The data below should be restated word for word, with every picture omitted.
— Start Provided material —
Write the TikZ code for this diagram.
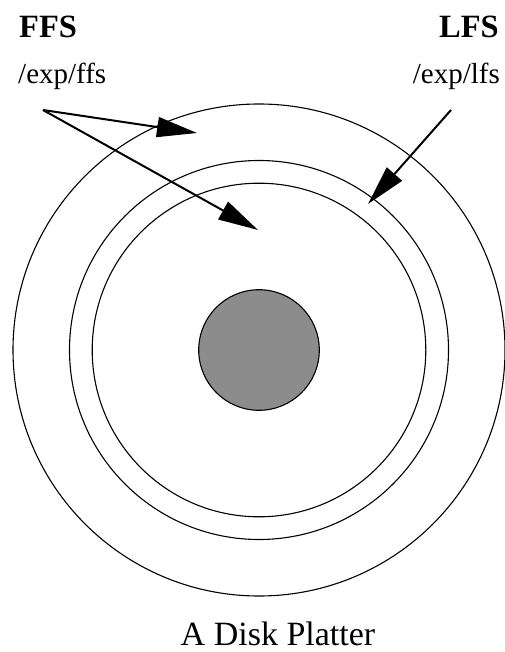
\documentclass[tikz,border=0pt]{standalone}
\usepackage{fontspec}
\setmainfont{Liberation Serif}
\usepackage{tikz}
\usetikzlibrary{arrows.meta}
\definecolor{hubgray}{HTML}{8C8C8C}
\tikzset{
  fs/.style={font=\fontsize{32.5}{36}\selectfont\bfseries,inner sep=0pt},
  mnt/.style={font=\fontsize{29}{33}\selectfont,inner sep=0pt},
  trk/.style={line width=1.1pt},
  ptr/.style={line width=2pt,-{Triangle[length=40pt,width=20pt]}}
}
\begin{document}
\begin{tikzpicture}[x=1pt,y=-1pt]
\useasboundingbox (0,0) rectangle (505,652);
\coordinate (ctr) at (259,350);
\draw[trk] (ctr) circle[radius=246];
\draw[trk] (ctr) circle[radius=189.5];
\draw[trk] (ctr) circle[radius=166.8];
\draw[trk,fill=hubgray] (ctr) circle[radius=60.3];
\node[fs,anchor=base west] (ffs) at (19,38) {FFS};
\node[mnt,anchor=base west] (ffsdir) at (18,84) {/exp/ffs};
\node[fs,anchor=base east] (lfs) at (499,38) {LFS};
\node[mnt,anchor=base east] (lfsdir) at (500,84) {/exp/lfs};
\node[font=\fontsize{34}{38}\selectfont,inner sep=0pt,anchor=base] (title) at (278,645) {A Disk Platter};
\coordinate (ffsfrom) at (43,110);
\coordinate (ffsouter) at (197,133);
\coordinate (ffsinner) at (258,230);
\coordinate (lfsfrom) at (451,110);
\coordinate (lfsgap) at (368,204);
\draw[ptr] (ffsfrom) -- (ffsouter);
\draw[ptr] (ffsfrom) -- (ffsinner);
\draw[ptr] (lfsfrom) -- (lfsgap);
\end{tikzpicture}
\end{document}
— End Provided material —
**Answer below:**
Write the TikZ code for this diagram.
\documentclass[tikz,border=0pt]{standalone}
\usepackage{fontspec}
\setmainfont{Liberation Serif}
\usepackage{tikz}
\usetikzlibrary{arrows.meta}
\definecolor{hubgray}{HTML}{8C8C8C}
\tikzset{
  fs/.style={font=\fontsize{32.5}{36}\selectfont\bfseries,inner sep=0pt},
  mnt/.style={font=\fontsize{29}{33}\selectfont,inner sep=0pt},
  trk/.style={line width=1.1pt},
  ptr/.style={line width=2pt,-{Triangle[length=40pt,width=20pt]}}
}
\begin{document}
\begin{tikzpicture}[x=1pt,y=-1pt]
\useasboundingbox (0,0) rectangle (505,652);
\coordinate (ctr) at (259,350);
\draw[trk] (ctr) circle[radius=246];
\draw[trk] (ctr) circle[radius=189.5];
\draw[trk] (ctr) circle[radius=166.8];
\draw[trk,fill=hubgray] (ctr) circle[radius=60.3];
\node[fs,anchor=base west] (ffs) at (19,38) {FFS};
\node[mnt,anchor=base west] (ffsdir) at (18,84) {/exp/ffs};
\node[fs,anchor=base east] (lfs) at (499,38) {LFS};
\node[mnt,anchor=base east] (lfsdir) at (500,84) {/exp/lfs};
\node[font=\fontsize{34}{38}\selectfont,inner sep=0pt,anchor=base] (title) at (278,645) {A Disk Platter};
\coordinate (ffsfrom) at (43,110);
\coordinate (ffsouter) at (197,133);
\coordinate (ffsinner) at (258,230);
\coordinate (lfsfrom) at (451,110);
\coordinate (lfsgap) at (368,204);
\draw[ptr] (ffsfrom) -- (ffsouter);
\draw[ptr] (ffsfrom) -- (ffsinner);
\draw[ptr] (lfsfrom) -- (lfsgap);
\end{tikzpicture}
\end{document}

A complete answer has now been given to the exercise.